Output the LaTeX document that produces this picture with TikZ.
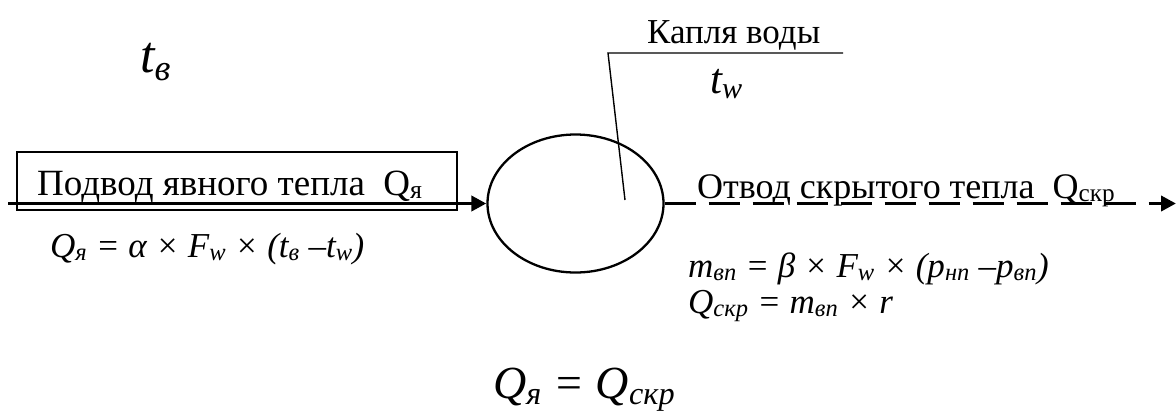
\documentclass[tikz,border=0pt]{standalone}
\usepackage{fontspec}
\setmainfont{Liberation Serif}
\usetikzlibrary{arrows.meta,shapes.geometric}
\newcommand{\sbs}[1]{\textsubscript{#1}}
\newcommand{\fs}[1]{\fontsize{#1bp}{#1bp}\selectfont}
\begin{document}
\begin{tikzpicture}[x=1bp,y=-1bp,
  txt/.style={inner sep=0pt, anchor=base west},
  flowarrow/.style={line width=3.8bp, -{Triangle[length=15bp,width=15bp]}},
  flowdashed/.style={line width=3.8bp, dash pattern=on 31bp off 13bp, -{Triangle[length=15bp,width=15bp]}},
  callout/.style={line width=1.4bp}]
\useasboundingbox (0,0) rectangle (1176,412);
% box
\node[draw, line width=1.6bp, minimum width=440bp, minimum height=58bp, inner sep=0pt] (box) at (237,181) {};
\node[txt] (boxtext) at (37,195) {\fs{37}Подвод явного тепла\ \ Q\sbs{я}};
% drop
\node[draw, ellipse, line width=2.3bp, minimum width=176bp, minimum height=138bp, inner sep=0pt] (drop) at (575.5,203.5) {};
% arrows
\coordinate (inStart) at (8,203.5);
\coordinate (outEnd) at (1176,203.5);
\draw[flowarrow] (inStart) -- (drop.west);
\draw[flowdashed] (drop.east) -- (outEnd);
% callout
\coordinate (c1) at (625,200);
\coordinate (c2) at (608,53);
\coordinate (c3) at (843,53);
\draw[callout] (c1) -- (c2) -- (c3);
\node[txt] (kaplya) at (647,43) {\fs{35}Капля воды};
\node[txt] (tw) at (710,93) {\fs{43}\itshape t\sbs{w}};
\node[txt] (tb) at (140,72) {\fs{52}\itshape t\sbs{в}};
\node[txt] (outtext) at (697,198) {\fs{36}Отвод скрытого тепла\ \ Q\sbs{скр}};
% formulas
\node[txt] (f1) at (50,257) {\fs{35}\itshape Q\sbs{я} = α × F\sbs{w} × (t\sbs{в} –t\sbs{w})};
\node[txt] (f2) at (688,277) {\fs{35}\itshape m\sbs{вп} = β × F\sbs{w} × (p\sbs{нп} –p\sbs{вп})};
\node[txt] (f3) at (688,313) {\fs{35}\itshape Q\sbs{скр} = m\sbs{вп} ×\ r};
\node[txt] (f4) at (493,398) {\fs{46}\itshape Q\sbs{я} = Q\sbs{скр}};
\end{tikzpicture}
\end{document}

————————

Required task: Go through the listing above and quote it exactly, apart from its images.

Full output:
Output the LaTeX document that produces this picture with TikZ.
\documentclass[tikz,border=0pt]{standalone}
\usepackage{fontspec}
\setmainfont{Liberation Serif}
\usetikzlibrary{arrows.meta,shapes.geometric}
\newcommand{\sbs}[1]{\textsubscript{#1}}
\newcommand{\fs}[1]{\fontsize{#1bp}{#1bp}\selectfont}
\begin{document}
\begin{tikzpicture}[x=1bp,y=-1bp,
  txt/.style={inner sep=0pt, anchor=base west},
  flowarrow/.style={line width=3.8bp, -{Triangle[length=15bp,width=15bp]}},
  flowdashed/.style={line width=3.8bp, dash pattern=on 31bp off 13bp, -{Triangle[length=15bp,width=15bp]}},
  callout/.style={line width=1.4bp}]
\useasboundingbox (0,0) rectangle (1176,412);
% box
\node[draw, line width=1.6bp, minimum width=440bp, minimum height=58bp, inner sep=0pt] (box) at (237,181) {};
\node[txt] (boxtext) at (37,195) {\fs{37}Подвод явного тепла\ \ Q\sbs{я}};
% drop
\node[draw, ellipse, line width=2.3bp, minimum width=176bp, minimum height=138bp, inner sep=0pt] (drop) at (575.5,203.5) {};
% arrows
\coordinate (inStart) at (8,203.5);
\coordinate (outEnd) at (1176,203.5);
\draw[flowarrow] (inStart) -- (drop.west);
\draw[flowdashed] (drop.east) -- (outEnd);
% callout
\coordinate (c1) at (625,200);
\coordinate (c2) at (608,53);
\coordinate (c3) at (843,53);
\draw[callout] (c1) -- (c2) -- (c3);
\node[txt] (kaplya) at (647,43) {\fs{35}Капля воды};
\node[txt] (tw) at (710,93) {\fs{43}\itshape t\sbs{w}};
\node[txt] (tb) at (140,72) {\fs{52}\itshape t\sbs{в}};
\node[txt] (outtext) at (697,198) {\fs{36}Отвод скрытого тепла\ \ Q\sbs{скр}};
% formulas
\node[txt] (f1) at (50,257) {\fs{35}\itshape Q\sbs{я} = α × F\sbs{w} × (t\sbs{в} –t\sbs{w})};
\node[txt] (f2) at (688,277) {\fs{35}\itshape m\sbs{вп} = β × F\sbs{w} × (p\sbs{нп} –p\sbs{вп})};
\node[txt] (f3) at (688,313) {\fs{35}\itshape Q\sbs{скр} = m\sbs{вп} ×\ r};
\node[txt] (f4) at (493,398) {\fs{46}\itshape Q\sbs{я} = Q\sbs{скр}};
\end{tikzpicture}
\end{document}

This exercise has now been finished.